Dairy permit OK'd
But the town of Bradford as well as the state of Wisconsin and at least two other Rock County towns are taking a close look at the dairy's plans to apply watered-down manure through center-pivot irrigators onto growing crops.
The town board Wednesday unanimously approved a conditional-use permit for the dairy farm itself. The vote followed a unanimous recommendation from the town's planning and zoning commission.
The permit has 13 conditions that reiterate the need for the farm to operate under state regulations. The state livestock siting law bans municipalities from creating ordinances that are more restrictive than state regulations.
The permit does not have any authority over the 10 wastewater irrigators that are part of the proposal. The town could change its zoning ordinance to regulate such manure-application systems, town attorney Dave Moore said.
The board and planning commission reviewed a draft ordinance change Moore wrote as an example and voted to table the change until members can learn more about the issue.
"We just feel we need more information," plan commission Chairman Leland Peich said.
The draft amendment regulates, rather than bans, center-pivot application. The town could decide on a case-by-case basis if or how other producers could use irrigators to apply manure to fields, Moore said.
The town of Johnstown in January voted to ban center-pivot waste application. Johnstown is just north of Bradford, and some of Rock Prairie Dairy's proposed pivots are in Johnstown Township.
The town of Harmony, which is between Johnstown and the city of Janesville, this week directed Moore to draft a zoning ordinance amendment prohibiting center-pivot manure application, Moore said.
No pivots are proposed in Harmony Township.
The Wisconsin Department of Natural Resources continues to study the center-pivot proposal, wastewater engineer Mark Cain said. Such systems are common in the West but are rare in Wisconsin.
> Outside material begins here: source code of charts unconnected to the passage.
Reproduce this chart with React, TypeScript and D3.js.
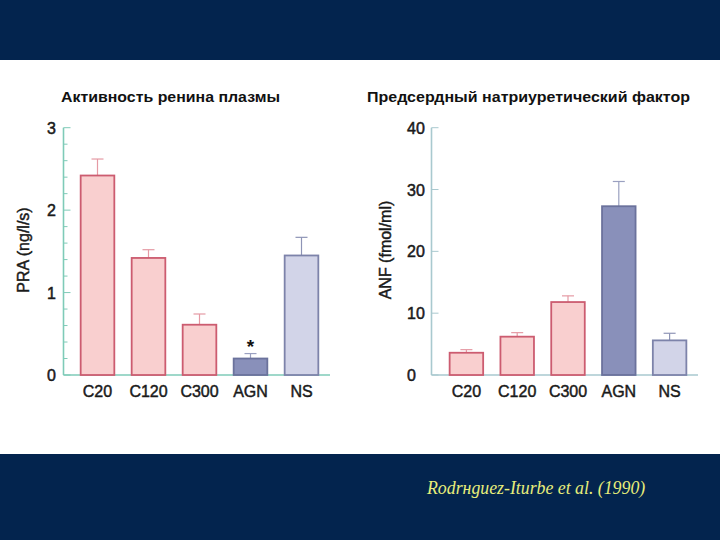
import React from "react";
import * as d3 from "d3";

const categories = ["C20", "C120", "C300", "AGN", "NS"];
const praValues = [2.42, 1.42, 0.61, 0.2, 1.45];
const praErrors = [0.2, 0.1, 0.13, 0.06, 0.22];
const anfValues = [3.6, 6.2, 11.8, 27.3, 5.6];
const anfErrors = [0.5, 0.65, 1.0, 4.0, 1.15];
const praTicks = [0, 1, 2, 3];
const anfTicks = [0, 10, 20, 30, 40];
const groupKinds = ["c", "c", "c", "agn", "ns"];

const fills: Record<string, string> = { c: "#f9cfcf", agn: "#8990ba", ns: "#d2d4e8" };
const strokes: Record<string, string> = { c: "#cc5c70", agn: "#6b729c", ns: "#7d83aa" };
const errColors: Record<string, string> = { c: "#e59aa4", agn: "#9aa0c0", ns: "#8e94b6" };

const FONT = "'Liberation Sans', Arial, Helvetica, sans-serif";

type PanelProps = {
  values: number[];
  errors: number[];
  ticks: number[];
  max: number;
  minorStep: number | null;
  axisX: number;
  axisEnd: number;
  bandRange: [number, number];
  axisColor: string;
  tickLabelX: number;
  yLabel: string;
  yLabelX: number;
  star?: number;
};

function Panel(p: PanelProps) {
  const y = d3.scaleLinear().domain([0, p.max]).range([375, 127.7]);
  const x = d3.scaleBand<string>().domain(categories).range(p.bandRange).paddingInner(0.34).paddingOuter(0.17);
  const minor = p.minorStep ? d3.range(0, p.max + 1e-9, p.minorStep).filter((v) => !p.ticks.some((t) => Math.abs(t - v) < 1e-6)) : [];
  return (
    <g>
      <line x1={p.axisX} x2={p.axisX} y1={y(p.max)} y2={y(0)} stroke={p.axisColor} strokeWidth={1.6} />
      <line x1={p.axisX} x2={p.axisEnd} y1={y(0)} y2={y(0)} stroke={p.axisColor} strokeWidth={1.6} />
      {p.ticks.map((t) => (
        <g key={t}>
          <line x1={p.axisX} x2={p.axisX + 7} y1={y(t)} y2={y(t)} stroke={p.axisColor} strokeWidth={1} />
          <text x={p.tickLabelX} y={y(t) + 6} fontFamily={FONT} fontSize={16} fill="#1a1a1a" stroke="#1a1a1a" strokeWidth={0.5}>{t}</text>
        </g>
      ))}
      {minor.map((t) => (
        <line key={"m" + t} x1={p.axisX} x2={p.axisX + 4} y1={y(t)} y2={y(t)} stroke={p.axisColor} strokeWidth={1} />
      ))}
      {categories.map((c, i) => {
        const k = groupKinds[i];
        const bx = x(c)!;
        const bw = x.bandwidth();
        const cx = bx + bw / 2;
        const top = y(p.values[i]);
        const et = y(p.values[i] + p.errors[i]);
        return (
          <g key={c}>
            <line x1={cx} x2={cx} y1={top} y2={et} stroke={errColors[k]} strokeWidth={1.2} />
            <line x1={cx - 6} x2={cx + 6} y1={et} y2={et} stroke={errColors[k]} strokeWidth={1.2} />
            <rect x={bx} y={top} width={bw} height={y(0) - top} fill={fills[k]} stroke={strokes[k]} strokeWidth={1.8} />
            <text x={cx} y={397} textAnchor="middle" fontFamily={FONT} fontSize={16} fill="#1a1a1a" stroke="#1a1a1a" strokeWidth={0.45}>{c}</text>
          </g>
        );
      })}
      {p.star !== undefined && (
        <text x={x(categories[p.star])! + x.bandwidth() / 2} y={y(p.values[p.star] + p.errors[p.star]) - 1} textAnchor="middle" fontFamily={FONT} fontSize={19} fontWeight="bold" fill="#111">*</text>
      )}
      <text transform={`translate(${p.yLabelX},250) rotate(-90)`} textAnchor="middle" fontFamily={FONT} fontSize={16} fill="#1a1a1a" stroke="#1a1a1a" strokeWidth={0.45}>{p.yLabel}</text>
    </g>
  );
}

export default function App() {
  return (
    <svg width={720} height={540} style={{ position: "absolute", left: 0, top: 0, display: "block" }}>
      <rect x={0} y={0} width={720} height={540} fill="#ffffff" />
      <rect x={0} y={0} width={720} height={60} fill="#03244e" />
      <rect x={0} y={454} width={720} height={86} fill="#03244e" />
      <text x={61} y={102} fontFamily={FONT} fontSize={15} fontWeight="bold" fill="#111" textLength={219} lengthAdjust="spacingAndGlyphs">Активность ренина плазмы</text>
      <text x={367} y={102} fontFamily={FONT} fontSize={15} fontWeight="bold" fill="#111" textLength={323} lengthAdjust="spacingAndGlyphs">Предсердный натриуретический фактор</text>
      <Panel values={praValues} errors={praErrors} ticks={praTicks} max={3} minorStep={0.2} axisX={63.5} axisEnd={330} bandRange={[72, 327]} axisColor="#7fcbb8" tickLabelX={47} yLabel="PRA (ng/l/s)" yLabelX={29} star={3} />
      <Panel values={anfValues} errors={anfErrors} ticks={anfTicks} max={40} minorStep={null} axisX={431.5} axisEnd={698} bandRange={[441, 695]} axisColor="#a9c9cf" tickLabelX={407} yLabel="ANF (fmol/ml)" yLabelX={391} />
      <text x={427} y={494} fontFamily="'Liberation Serif', 'Times New Roman', serif" fontStyle="italic" fontSize={17.8} fill="#e8ee7a">Rodrнguez-Iturbe et al. (1990)</text>
    </svg>
  );
}
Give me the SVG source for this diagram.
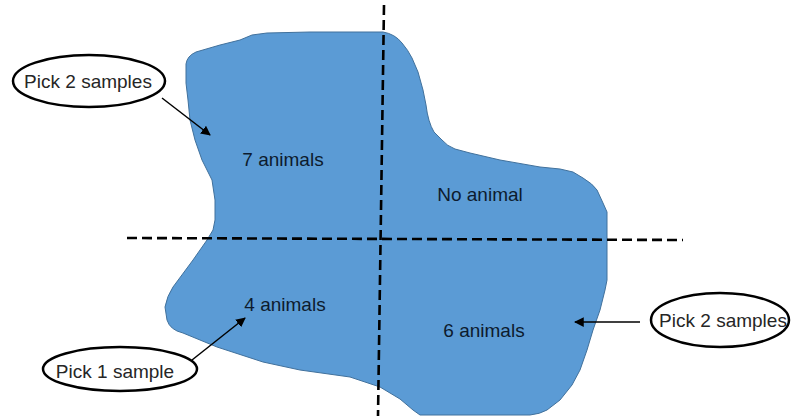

Nebraska dairy farmer Todd Tuls has applied for several DNR permits. The most detailed is the state's wastewater permit, which acts as the state's operating permit for large livestock facilities.
Tuls can break ground before he gets that permit, but he can't operate without it.
The DNR plans to meet with Tuls and his staff as well as representatives from the Wisconsin Department of Health to talk about possible risks to human health from the center pivots, DNR wastewater engineer Mark Cain said. Cain wants to gather information about those risks before the DNR hosts a public hearing for the wastewater permit, he said.
There is no rush to permit the sprayers, because the farm won't spread manure for at least a year, Cain said.
Tuls plans to break ground soon and could have the farm built this fall, according to DNR documents. He could move some cows from Nebraska and start milking them by the end of the year, he has said. Manure would be stored until spring.
If Tuls were not able to use center pivots, he could still operate his farm, he said at Wednesday's meeting. He would use dragline systems to inject liquid manure into the soil in the spring and fall as well as spread some manure solids in the fall.
He already plans to use these two methods in addition to the center pivots. If he couldn't use pivots, Tuls would need to add some acreage to his nutrient-management plan to spread manure. He already has contracts with landowners on more acres than he needs in his current plan, he said.
The farm would take up 160 acres and include six large barns as well as storage for 80 million gallons of waste.